I also wanted to be a vet until I discovered I was too squeamish, so off I went to Law School instead. Note: I’m not a lawyer now either.

But something clicked a couple of months ago (probably the impending lockdown) and I decided I finally wanted to sit down and write my book. I had a very vague idea — certainly not one that had much of a plot line yet — but I was determined to give it a go. What was there to lose?

I did the usual — Googling countless blog articles about how to go about writing your first book — and there was plenty of advice out there that I tried to order in my head, but my top advice would be to just start writing.

And that’s exactly what I did.

I opened my laptop and just started typing. Those first few sentences were the hardest. I typed, deleted and re-typed a few times and I’m sure when I go back to edit at the end, they’ll be re-typed again. But, it’s important to just get those first words down on paper. That’s where the magic begins.

And it’s not the type of magic I imagined.

It’s not glamorous

I’m not sat in a pretty little summerhouse in the countryside with views of rolling hills, and most of the time the birds aren’t tweeting as I type. Sometimes I’m sat at my desk, between work, with a view of a hundred houses and my neighbour’s washing hanging out on the line. Other times (like now) I’m sat in bed with my pyjamas on, eating a chocolate biscuit and getting crumbs in-between the keys. It’s not how I imagined I’d be writing my first book but I’m doing it.

It helps to set a daily word count

And keep it small and manageable. I started with 300 words a day. That should take you no more than 30-minutes as long as you have zero distractions. I’ve upped it slightly now to challenge myself more — and because some days I might not want to write, and that’s okay. There are no rules here.

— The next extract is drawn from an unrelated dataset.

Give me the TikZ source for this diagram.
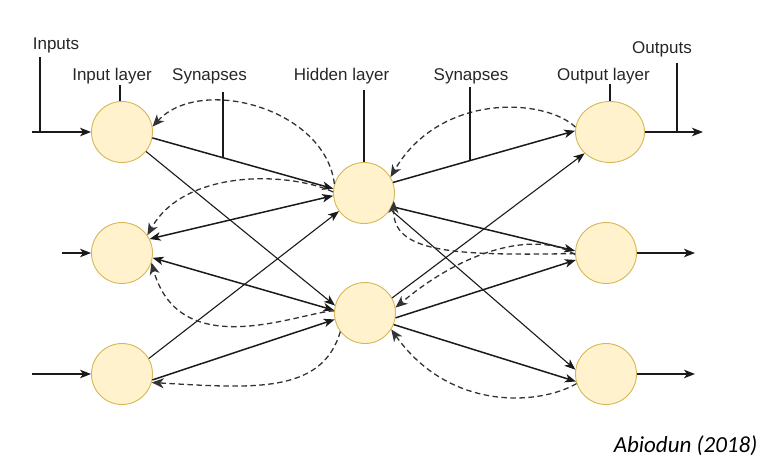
\documentclass[tikz,border=0pt]{standalone}
\usepackage{fontspec}
\setmainfont{Liberation Sans}
\newfontfamily\citefont{Carlito}
\usetikzlibrary{arrows.meta,shapes.geometric}
\definecolor{nfill}{HTML}{FFF2CC}
\definecolor{nborder}{HTML}{D6B656}
\definecolor{ln}{HTML}{1A1A1A}
\definecolor{dln}{HTML}{333333}
\begin{document}
\begin{tikzpicture}[x=1pt,y=-1pt,
  neuron/.style={circle,draw=nborder,fill=nfill,line width=0.9pt,minimum size=61pt,inner sep=0pt},
  oval/.style={ellipse,draw=nborder,fill=nfill,line width=0.9pt,minimum width=69pt,minimum height=61pt,inner sep=0pt},
  tip/.tip={Stealth[length=11pt,width=8.5pt,inset=3pt]},
  fbtip/.tip={Stealth[length=12pt,width=10pt,inset=3.5pt]},
  conn/.style={draw=ln,line width=1.5pt,-tip},
  thinconn/.style={draw=ln,line width=1.1pt,-tip},
  biconn/.style={draw=ln,line width=1.5pt,tip-tip},
  fb/.style={draw=dln,line width=1.3pt,dash pattern=on 5.5pt off 3.5pt,-fbtip},
  plain/.style={draw=ln,line width=1.3pt},
  lbl/.style={font=\fontsize{17}{20}\selectfont,text=black!85,inner sep=0pt,anchor=base}
]
\useasboundingbox (0,0) rectangle (778,474);

% neurons
\node[neuron] (I1) at (122,132) {};
\node[neuron] (I2) at (122,253) {};
\node[neuron] (I3) at (122,374) {};
\node[neuron] (H1) at (364,193) {};
\node[neuron] (H2) at (365,313) {};
\node[oval]   (O1) at (610,132) {};
\node[neuron] (O2) at (606,253) {};
\node[neuron] (O3) at (606,374) {};

% labels
\node[lbl] (tIn)   at (56,49)   {Inputs};
\node[lbl] (tInL)  at (112,80.5) {Input layer};
\node[lbl] (tSynL) at (209.5,80.5) {Synapses};
\node[lbl] (tHid)  at (341.5,80.5) {Hidden layer};
\node[lbl] (tSynR) at (471,80.5) {Synapses};
\node[lbl] (tOutL) at (603.5,80.5) {Output layer};
\node[lbl] (tOut)  at (662,53)  {Outputs};
\node[anchor=base,inner sep=0pt,font=\citefont\itshape\fontsize{23}{26}\selectfont] (cite) at (685.5,452) {Abiodun (2018)};

% forward solid connections
\path[conn]     (I1.-11) -- (H1.172);
\path[thinconn] (I1.-39) -- (H2.166);
\path[biconn]   (I2.27)  -- (H1.185);
\path[biconn]   (I2.-9)  -- (H2.175);
\path[thinconn] (I3.30)  -- (H1.-144);
\path[conn]     (I3.-11) -- (H2.192);
\path[conn]     (H1.20)  -- (O1.178);
\path[conn]     (H1.-26) -- (O2.176);
\path[thinconn] (H1.-32) -- (O3.172);
\path[thinconn] (H2.29)  -- (O1.220);
\path[conn]     (H2.-9)  -- (O2.193);
\path[conn]     (H2.-22) -- (O3.194);

% feedback dashed connections
\path[fb] (H1.163) .. controls (325,108) and (200,75) .. (I1.10);
\path[fb] (H1.178) .. controls (290,172) and (185,168) .. (I2.35);
\path[fb] (H2.176) .. controls (300,312) and (180,365) .. (I2.-18);
\path[fb] (H2.217) .. controls (322,395) and (250,388) .. (I3.-16);
\path[fb] (O1.172) .. controls (545,98) and (440,92) .. (H1.31);
\path[fb] (O2.181) .. controls (450,256) and (392,252) .. (H1.-15);
\path[fb] (O2.183) .. controls (540,232) and (470,245) .. (H2.10);
\path[fb] (O3.198) .. controls (540,405) and (450,412) .. (H2.-32);

% input lines
\coordinate (inA) at (32,132);
\coordinate (inTop) at (40,57);
\coordinate (inB) at (62,253);
\coordinate (inC) at (32,374);
\path[conn] (inA) -- (I1.west);
\path[plain] (inTop) -- (inTop |- inA);
\path[conn] (inB) -- (I2.west);
\path[conn] (inC) -- (I3.west);

% output lines
\coordinate (outA) at (703,132);
\coordinate (outTop) at (677,63);
\coordinate (outB) at (695,253);
\coordinate (outC) at (695,374);
\path[conn] (O1.east) -- (outA);
\path[plain] (outTop) -- (outTop |- outA);
\path[conn] (O2.east) -- (outB);
\path[conn] (O3.east) -- (outC);

% label leader lines
\coordinate (inLTop) at (120,85);
\path[plain] (inLTop) -- (inLTop |- I1.north);
\coordinate (hidTop) at (364,90);
\path[plain] (hidTop) -- (H1.north);
\coordinate (outLTop) at (610,84);
\path[plain] (outLTop) -- (O1.north);
\path (I1.-11) -- coordinate[pos=0.392] (synL) (H1.172);
\coordinate (synLTop) at (223,92);
\path[plain] (synLTop) -- (synLTop |- synL);
\path (H1.20) -- coordinate[pos=0.423] (synR) (O1.178);
\coordinate (synRTop) at (470,87);
\path[plain] (synRTop) -- (synRTop |- synR);
\end{tikzpicture}
\end{document}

I prefer writing dialogue to descriptions

I thought this would be the hardest part, but aside from toying with whether I should keep using the word ‘said’ or not, I’m finding it the easiest. I pretend I’m the character who’s speaking and sometimes I really get into it and start doing actions and all sorts. I’m glad I’m usually on my own when I’m writing.

I have no idea what I’m doing

If you asked me right now how my book’s going to end, I honestly couldn’t tell you. I’ve just finished Chapter Two and a main character has appeared who was not in Chapter One and was not in my initial brainstorming. I’m making it up as I go and just hoping for the best. I do love a bit of spontaneity and there’s not much going these days. You gotta grab it where you can.

And so, these are my few words of questionable wisdom. Do with it what you will but if you’re thinking of writing your first novel, just go for it. Dive in head first and don’t think about the consequences. By the end of the year, you might just have a bestseller.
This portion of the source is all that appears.